--- Begin ---

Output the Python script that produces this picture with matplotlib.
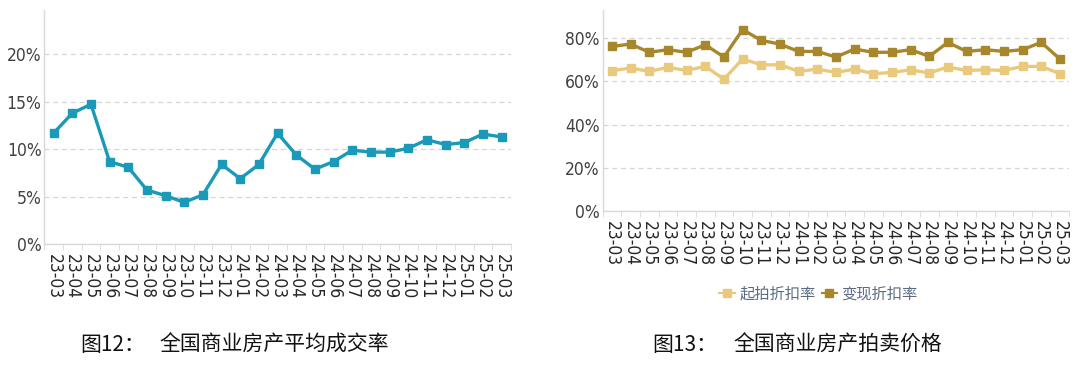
import matplotlib.pyplot as plt
import numpy as np
from matplotlib.ticker import FixedLocator

plt.rcParams['font.family'] = ['Noto Sans CJK SC', 'DejaVu Sans']

months = ['23-03', '23-04', '23-05', '23-06', '23-07', '23-08', '23-09', '23-10',
          '23-11', '23-12', '24-01', '24-02', '24-03', '24-04', '24-05', '24-06',
          '24-07', '24-08', '24-09', '24-10', '24-11', '24-12', '25-01', '25-02', '25-03']

# 平均成交率 (%)
deal_rate = [11.7, 13.8, 14.75, 8.7, 8.1, 5.7, 5.1, 4.4, 5.2, 8.4, 6.9, 8.4, 11.7,
             9.4, 7.9, 8.7, 9.9, 9.7, 9.7, 10.1, 11.0, 10.5, 10.7, 11.6, 11.3]

# 起拍折扣率 / 变现折扣率 (%)
start_disc = [64.9, 66.1, 64.6, 66.4, 65.0, 66.9, 61.0, 70.3, 67.6, 67.6, 64.6, 65.6, 64.1,
              65.6, 63.5, 64.1, 65.3, 63.8, 66.6, 65.0, 65.3, 65.0, 66.9, 66.9, 63.5]
cash_disc = [76.1, 77.2, 73.4, 74.6, 73.4, 76.9, 71.2, 83.9, 78.9, 77.2, 73.8, 73.8, 71.2,
             74.9, 73.4, 73.4, 74.6, 71.5, 78.0, 73.8, 74.6, 73.8, 74.6, 78.0, 70.3]

left_ticks = [0, 5, 10, 15, 20]
right_ticks = [0, 20, 40, 60, 80]

x = np.arange(len(months))

fig = plt.figure(figsize=(10.8, 3.67), dpi=100)
ax1 = fig.add_axes([0.041, 0.335, 0.432, 0.638])
ax2 = fig.add_axes([0.558, 0.425, 0.432, 0.548])


def style(ax, yticks, ytop):
    ax.set_xlim(-0.5, len(months) - 0.5)
    ax.set_ylim(0, ytop)
    ax.set_yticks(yticks)
    ax.set_yticklabels([f'{t}%' for t in yticks], family='DejaVu Sans',
                       fontstretch='condensed', fontsize=12.5, color='#404040')
    ax.set_xticks(x)
    ax.set_xticklabels(months, rotation=270, family='DejaVu Sans', fontstretch='condensed',
                       fontsize=12.5, color='#262626')
    ax.tick_params(axis='x', which='major', length=0, pad=7)
    ax.xaxis.set_minor_locator(FixedLocator(np.arange(-0.5, len(months), 1)))
    ax.tick_params(axis='x', which='minor', length=4, color='#d9d9d9')
    ax.tick_params(axis='y', length=0, pad=2)
    ax.grid(axis='y', linestyle=(0, (4, 3)), color='#d6d6d6', linewidth=0.9)
    ax.set_axisbelow(True)
    for s in ['top', 'right']:
        ax.spines[s].set_visible(False)
    for s in ['left', 'bottom']:
        ax.spines[s].set_color('#d9d9d9')
        ax.spines[s].set_linewidth(1)


ax1.plot(x, deal_rate, color='#1a9ab8', lw=2.4, marker='s', ms=6)
style(ax1, left_ticks, 24.7)

ax2.plot(x, start_disc, color='#e9c97c', lw=2.4, marker='s', ms=6, label='起拍折扣率')
ax2.plot(x, cash_disc, color='#a8862a', lw=2.4, marker='s', ms=6, label='变现折扣率')
style(ax2, right_ticks, 93)

leg = fig.legend(loc='center', bbox_to_anchor=(0.758, 0.2), ncol=2, frameon=False,
                 fontsize=11, handlelength=1.0, handletextpad=0.3, columnspacing=0.4,
                 labelcolor='#5b6b82', markerscale=1.0)
for h in leg.legend_handles:
    h.set_linewidth(1.5)

fig.text(0.074, 0.06, '图12：', fontsize=15, va='center', color='#111111')
fig.text(0.148, 0.06, '全国商业房产平均成交率', fontsize=15, va='center', color='#111111')
fig.text(0.604, 0.06, '图13：', fontsize=15, va='center', color='#111111')
fig.text(0.679, 0.06, '全国商业房产拍卖价格', fontsize=15, va='center', color='#111111')

fig.savefig('out.png', dpi=100)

--- End ---

Repeat only the lines between the start of the data and the line with "ax2 = fig.add_axes([0.558, 0.425, 0.432, 0.548])", including those two lines, and skip the pictures.

Output the Python script that produces this picture with matplotlib.
import matplotlib.pyplot as plt
import numpy as np
from matplotlib.ticker import FixedLocator

plt.rcParams['font.family'] = ['Noto Sans CJK SC', 'DejaVu Sans']

months = ['23-03', '23-04', '23-05', '23-06', '23-07', '23-08', '23-09', '23-10',
          '23-11', '23-12', '24-01', '24-02', '24-03', '24-04', '24-05', '24-06',
          '24-07', '24-08', '24-09', '24-10', '24-11', '24-12', '25-01', '25-02', '25-03']

# 平均成交率 (%)
deal_rate = [11.7, 13.8, 14.75, 8.7, 8.1, 5.7, 5.1, 4.4, 5.2, 8.4, 6.9, 8.4, 11.7,
             9.4, 7.9, 8.7, 9.9, 9.7, 9.7, 10.1, 11.0, 10.5, 10.7, 11.6, 11.3]

# 起拍折扣率 / 变现折扣率 (%)
start_disc = [64.9, 66.1, 64.6, 66.4, 65.0, 66.9, 61.0, 70.3, 67.6, 67.6, 64.6, 65.6, 64.1,
              65.6, 63.5, 64.1, 65.3, 63.8, 66.6, 65.0, 65.3, 65.0, 66.9, 66.9, 63.5]
cash_disc = [76.1, 77.2, 73.4, 74.6, 73.4, 76.9, 71.2, 83.9, 78.9, 77.2, 73.8, 73.8, 71.2,
             74.9, 73.4, 73.4, 74.6, 71.5, 78.0, 73.8, 74.6, 73.8, 74.6, 78.0, 70.3]

left_ticks = [0, 5, 10, 15, 20]
right_ticks = [0, 20, 40, 60, 80]

x = np.arange(len(months))

fig = plt.figure(figsize=(10.8, 3.67), dpi=100)
ax1 = fig.add_axes([0.041, 0.335, 0.432, 0.638])
ax2 = fig.add_axes([0.558, 0.425, 0.432, 0.548])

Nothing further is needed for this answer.